Work to be completed:
Without the pictures, can you quote each line below exactly?

[Begin Records provided]

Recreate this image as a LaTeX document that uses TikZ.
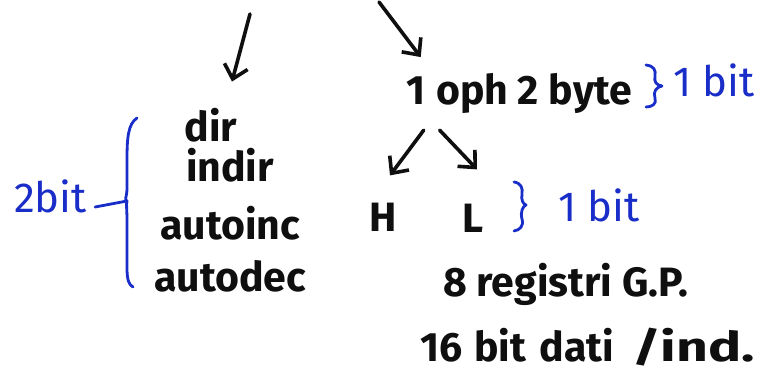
\documentclass[tikz,border=0pt]{standalone}
\usepackage{fontspec}
\setmainfont{Fira Sans}
\usetikzlibrary{arrows.meta,calc}
\definecolor{ink}{RGB}{15,15,15}
\definecolor{pen}{RGB}{25,45,200}
\tikzset{
  hw/.style={inner sep=0pt, text=ink, font=\fontsize{41}{43}\selectfont\bfseries},
  bl/.style={inner sep=0pt, text=pen, font=\fontsize{42}{44}\selectfont},
  arr/.style={draw=ink, line width=3.6pt, line cap=round, -{Straight Barb[length=13pt,width=24pt,line width=3.6pt]}},
  brc/.style={draw=pen, line width=2.8pt, line cap=round, line join=round}
}
\begin{document}
\begin{tikzpicture}[x=1pt,y=-1pt]
\useasboundingbox[fill=white] (0,0) rectangle (772,374);
% left column
\node[hw, anchor=base] (dir) at (211,142) {dir};
\node[hw, anchor=base] (indir) at (230,182) {indir};
\node[hw, anchor=base] (autoinc) at (230,240) {autoinc};
\node[hw, anchor=base] (autodec) at (230,292) {autodec};
\node[bl, anchor=base west] (twobit) at (14,213) {2bit};
% right part
\node[hw, anchor=base west] (one) at (406,105) {1};
\node[hw, anchor=base west] (op) at (436,105) {oph 2 byte};
\node[bl, anchor=base west] (bit1) at (673,97) {1 bit};
\node[hw, anchor=base] (H) at (383,232) {H};
\node[hw, anchor=base] (L) at (473,233) {L};
\node[bl, anchor=base west] (bit2) at (558,222) {1 bit};
\node[hw, anchor=base west] (reg) at (443,297) {8 registri G.P.};
\node[hw, anchor=base west] (dati) at (420,362) {16\hspace{12pt}bit\hspace{4pt} dati\hspace{8pt} \scalebox{1.35}[1]{/ind.}};
% arrows
\coordinate (s1) at (250,14);
\coordinate (s2) at (379,2);
\draw[arr] (s1) -- ($(dir.north)+(21,-27)$);
\draw[arr] (s2) -- ($(one.north)+(5,-20)$);
\draw[arr] ($(one.south)+(8,25)$) -- ($(H.north)+(7,-28)$);
\draw[arr] ($(one.south)+(24,25)$) -- ($(L.north)+(4,-35)$);
% big brace
\coordinate (tip) at (127,201);
\draw[brc] (137,118) .. controls (128,124) and (127,138) .. (127,160) -- (127,188) .. controls (127,197) and (124,200) .. (tip);
\draw[brc] (tip) .. controls (126,204) and (127,210) .. (127,220) -- (127,268) .. controls (127,280) and (129,285) .. (133,287);
\draw[brc] ($(twobit.east |- tip)+(8,6)$) -- (tip);
% small braces
\coordinate (t1) at (662,86);
\draw[brc] (646,65) .. controls (654,66) and (656,70) .. (655,76) .. controls (654,82) and (656,85) .. (t1)
           .. controls (656,87) and (653,92) .. (655,98) .. controls (657,104) and (652,107) .. (646,107);
\coordinate (t2) at (526,205);
\draw[brc] (514,182) .. controls (521,183) and (523,188) .. (522,194) .. controls (521,200) and (523,204) .. (t2)
           .. controls (523,206) and (520,212) .. (522,219) .. controls (524,226) and (520,230) .. (514,231);
\end{tikzpicture}
\end{document}
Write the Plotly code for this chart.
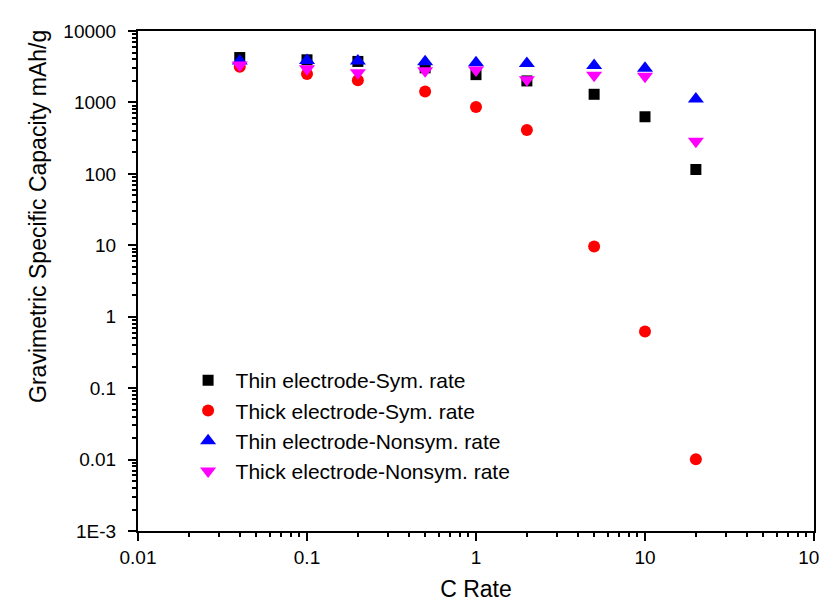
import plotly.graph_objects as go

c_rate = [0.04, 0.1, 0.2, 0.5, 1, 2, 5, 10, 20]
thin_sym = [4250, 3950, 3750, 3050, 2450, 2000, 1300, 630, 115]
thick_sym = [3150, 2500, 2050, 1420, 860, 410, 9.6, 0.62, 0.0101]
thin_nonsym = [3800, 3850, 3800, 3700, 3600, 3500, 3300, 3000, 1120]
thick_nonsym = [3350, 2950, 2600, 2780, 2850, 2080, 2400, 2330, 285]

series_names = ["Thin electrode-Sym. rate", "Thick electrode-Sym. rate",
                "Thin electrode-Nonsym. rate", "Thick electrode-Nonsym. rate"]
y_tick_vals = [0.001, 0.01, 0.1, 1, 10, 100, 1000, 10000]
y_tick_text = ["1E-3", "0.01", "0.1", "1", "10", "100", "1000", "10000"]
x_tick_vals = [0.01, 0.1, 1, 10, 100]
x_tick_text = ["0.01", "0.1", "1", "10", "100"]
y_title = "Gravimetric Specific Capacity mAh/g"
x_title = "C Rate"

styles = [
    dict(symbol="square", color="black", size=11),
    dict(symbol="circle", color="red", size=12),
    dict(symbol="triangle-up", color="blue", size=14),
    dict(symbol="triangle-down", color="magenta", size=14),
]

fig = go.Figure()
for name, ys, st in zip(series_names, [thin_sym, thick_sym, thin_nonsym, thick_nonsym], styles):
    fig.add_trace(go.Scatter(x=c_rate, y=ys, mode="markers", name=name,
                             marker=dict(symbol=st["symbol"], color=st["color"],
                                         size=st["size"], line=dict(width=0))))

def minor_vals(lo, hi):
    vals = []
    for e in range(lo, hi):
        for m in range(2, 10):
            vals.append(m * 10 ** e)
    return vals

font = "Liberation Sans, Arial, sans-serif"
fig.update_layout(
    width=827, height=602,
    margin=dict(l=130, r=21, t=23, b=79, autoexpand=False),
    paper_bgcolor="white", plot_bgcolor="white",
    font=dict(family=font, color="black", size=19),
    showlegend=True,
    legend=dict(x=0.063, y=0.342, xanchor="left", yanchor="top",
                bgcolor="rgba(0,0,0,0)", font=dict(size=21), tracegroupgap=0,
                itemwidth=45, itemsizing="trace"),
    xaxis=dict(type="log", range=[-2, 2], showgrid=False, zeroline=False,
               showline=True, linecolor="black", linewidth=2, mirror=True,
               ticks="outside", ticklen=8, tickwidth=1.5, tickcolor="black",
               tickmode="array", tickvals=x_tick_vals, ticktext=x_tick_text,
               tickfont=dict(size=19),
               minor=dict(tickmode="array", tickvals=minor_vals(-2, 2), ticks="outside",
                          ticklen=4, tickwidth=1.5, tickcolor="black", showgrid=False),
               title=dict(text=x_title, font=dict(size=23), standoff=14)),
    yaxis=dict(type="log", range=[-3, 4], showgrid=False, zeroline=False,
               showline=True, linecolor="black", linewidth=2, mirror=True,
               ticks="outside", ticklen=8, tickwidth=1.5, tickcolor="black",
               tickmode="array", tickvals=y_tick_vals, ticktext=y_tick_text,
               tickfont=dict(size=19), ticklabelstandoff=8,
               minor=dict(tickmode="array", tickvals=minor_vals(-3, 4), ticks="outside",
                          ticklen=4, tickwidth=1.5, tickcolor="black", showgrid=False)),
    annotations=[dict(text=y_title, textangle=-90, xref="paper", yref="paper",
                      x=-0.148, y=0.63, xanchor="center", yanchor="middle",
                      showarrow=False, font=dict(size=23, color="black"))],
)

fig.write_html("out.html")
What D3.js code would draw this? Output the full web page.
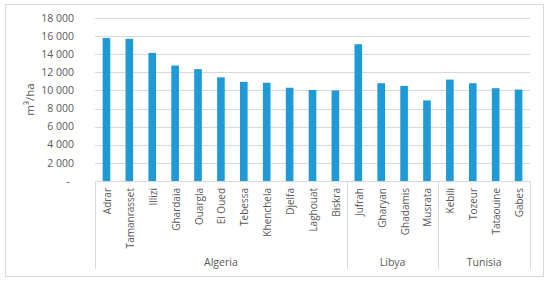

[End Records provided]

Written answer:
Recreate this image as a LaTeX document that uses TikZ.
\documentclass[tikz,border=0pt]{standalone}
\usepackage{fontspec}
\setmainfont{Fira Sans}
\usetikzlibrary{arrows.meta,calc}
\definecolor{ink}{RGB}{15,15,15}
\definecolor{pen}{RGB}{25,45,200}
\tikzset{
  hw/.style={inner sep=0pt, text=ink, font=\fontsize{41}{43}\selectfont\bfseries},
  bl/.style={inner sep=0pt, text=pen, font=\fontsize{42}{44}\selectfont},
  arr/.style={draw=ink, line width=3.6pt, line cap=round, -{Straight Barb[length=13pt,width=24pt,line width=3.6pt]}},
  brc/.style={draw=pen, line width=2.8pt, line cap=round, line join=round}
}
\begin{document}
\begin{tikzpicture}[x=1pt,y=-1pt]
\useasboundingbox[fill=white] (0,0) rectangle (772,374);
% left column
\node[hw, anchor=base] (dir) at (211,142) {dir};
\node[hw, anchor=base] (indir) at (230,182) {indir};
\node[hw, anchor=base] (autoinc) at (230,240) {autoinc};
\node[hw, anchor=base] (autodec) at (230,292) {autodec};
\node[bl, anchor=base west] (twobit) at (14,213) {2bit};
% right part
\node[hw, anchor=base west] (one) at (406,105) {1};
\node[hw, anchor=base west] (op) at (436,105) {oph 2 byte};
\node[bl, anchor=base west] (bit1) at (673,97) {1 bit};
\node[hw, anchor=base] (H) at (383,232) {H};
\node[hw, anchor=base] (L) at (473,233) {L};
\node[bl, anchor=base west] (bit2) at (558,222) {1 bit};
\node[hw, anchor=base west] (reg) at (443,297) {8 registri G.P.};
\node[hw, anchor=base west] (dati) at (420,362) {16\hspace{12pt}bit\hspace{4pt} dati\hspace{8pt} \scalebox{1.35}[1]{/ind.}};
% arrows
\coordinate (s1) at (250,14);
\coordinate (s2) at (379,2);
\draw[arr] (s1) -- ($(dir.north)+(21,-27)$);
\draw[arr] (s2) -- ($(one.north)+(5,-20)$);
\draw[arr] ($(one.south)+(8,25)$) -- ($(H.north)+(7,-28)$);
\draw[arr] ($(one.south)+(24,25)$) -- ($(L.north)+(4,-35)$);
% big brace
\coordinate (tip) at (127,201);
\draw[brc] (137,118) .. controls (128,124) and (127,138) .. (127,160) -- (127,188) .. controls (127,197) and (124,200) .. (tip);
\draw[brc] (tip) .. controls (126,204) and (127,210) .. (127,220) -- (127,268) .. controls (127,280) and (129,285) .. (133,287);
\draw[brc] ($(twobit.east |- tip)+(8,6)$) -- (tip);
% small braces
\coordinate (t1) at (662,86);
\draw[brc] (646,65) .. controls (654,66) and (656,70) .. (655,76) .. controls (654,82) and (656,85) .. (t1)
           .. controls (656,87) and (653,92) .. (655,98) .. controls (657,104) and (652,107) .. (646,107);
\coordinate (t2) at (526,205);
\draw[brc] (514,182) .. controls (521,183) and (523,188) .. (522,194) .. controls (521,200) and (523,204) .. (t2)
           .. controls (523,206) and (520,212) .. (522,219) .. controls (524,226) and (520,230) .. (514,231);
\end{tikzpicture}
\end{document}
Write the Plotly code for this chart.
import plotly.graph_objects as go

c_rate = [0.04, 0.1, 0.2, 0.5, 1, 2, 5, 10, 20]
thin_sym = [4250, 3950, 3750, 3050, 2450, 2000, 1300, 630, 115]
thick_sym = [3150, 2500, 2050, 1420, 860, 410, 9.6, 0.62, 0.0101]
thin_nonsym = [3800, 3850, 3800, 3700, 3600, 3500, 3300, 3000, 1120]
thick_nonsym = [3350, 2950, 2600, 2780, 2850, 2080, 2400, 2330, 285]

series_names = ["Thin electrode-Sym. rate", "Thick electrode-Sym. rate",
                "Thin electrode-Nonsym. rate", "Thick electrode-Nonsym. rate"]
y_tick_vals = [0.001, 0.01, 0.1, 1, 10, 100, 1000, 10000]
y_tick_text = ["1E-3", "0.01", "0.1", "1", "10", "100", "1000", "10000"]
x_tick_vals = [0.01, 0.1, 1, 10, 100]
x_tick_text = ["0.01", "0.1", "1", "10", "100"]
y_title = "Gravimetric Specific Capacity mAh/g"
x_title = "C Rate"

styles = [
    dict(symbol="square", color="black", size=11),
    dict(symbol="circle", color="red", size=12),
    dict(symbol="triangle-up", color="blue", size=14),
    dict(symbol="triangle-down", color="magenta", size=14),
]

fig = go.Figure()
for name, ys, st in zip(series_names, [thin_sym, thick_sym, thin_nonsym, thick_nonsym], styles):
    fig.add_trace(go.Scatter(x=c_rate, y=ys, mode="markers", name=name,
                             marker=dict(symbol=st["symbol"], color=st["color"],
                                         size=st["size"], line=dict(width=0))))

def minor_vals(lo, hi):
    vals = []
    for e in range(lo, hi):
        for m in range(2, 10):
            vals.append(m * 10 ** e)
    return vals

font = "Liberation Sans, Arial, sans-serif"
fig.update_layout(
    width=827, height=602,
    margin=dict(l=130, r=21, t=23, b=79, autoexpand=False),
    paper_bgcolor="white", plot_bgcolor="white",
    font=dict(family=font, color="black", size=19),
    showlegend=True,
    legend=dict(x=0.063, y=0.342, xanchor="left", yanchor="top",
                bgcolor="rgba(0,0,0,0)", font=dict(size=21), tracegroupgap=0,
                itemwidth=45, itemsizing="trace"),
    xaxis=dict(type="log", range=[-2, 2], showgrid=False, zeroline=False,
               showline=True, linecolor="black", linewidth=2, mirror=True,
               ticks="outside", ticklen=8, tickwidth=1.5, tickcolor="black",
               tickmode="array", tickvals=x_tick_vals, ticktext=x_tick_text,
               tickfont=dict(size=19),
               minor=dict(tickmode="array", tickvals=minor_vals(-2, 2), ticks="outside",
                          ticklen=4, tickwidth=1.5, tickcolor="black", showgrid=False),
               title=dict(text=x_title, font=dict(size=23), standoff=14)),
    yaxis=dict(type="log", range=[-3, 4], showgrid=False, zeroline=False,
               showline=True, linecolor="black", linewidth=2, mirror=True,
               ticks="outside", ticklen=8, tickwidth=1.5, tickcolor="black",
               tickmode="array", tickvals=y_tick_vals, ticktext=y_tick_text,
               tickfont=dict(size=19), ticklabelstandoff=8,
               minor=dict(tickmode="array", tickvals=minor_vals(-3, 4), ticks="outside",
                          ticklen=4, tickwidth=1.5, tickcolor="black", showgrid=False)),
    annotations=[dict(text=y_title, textangle=-90, xref="paper", yref="paper",
                      x=-0.148, y=0.63, xanchor="center", yanchor="middle",
                      showarrow=False, font=dict(size=23, color="black"))],
)

fig.write_html("out.html")
What D3.js code would draw this? Output the full web page.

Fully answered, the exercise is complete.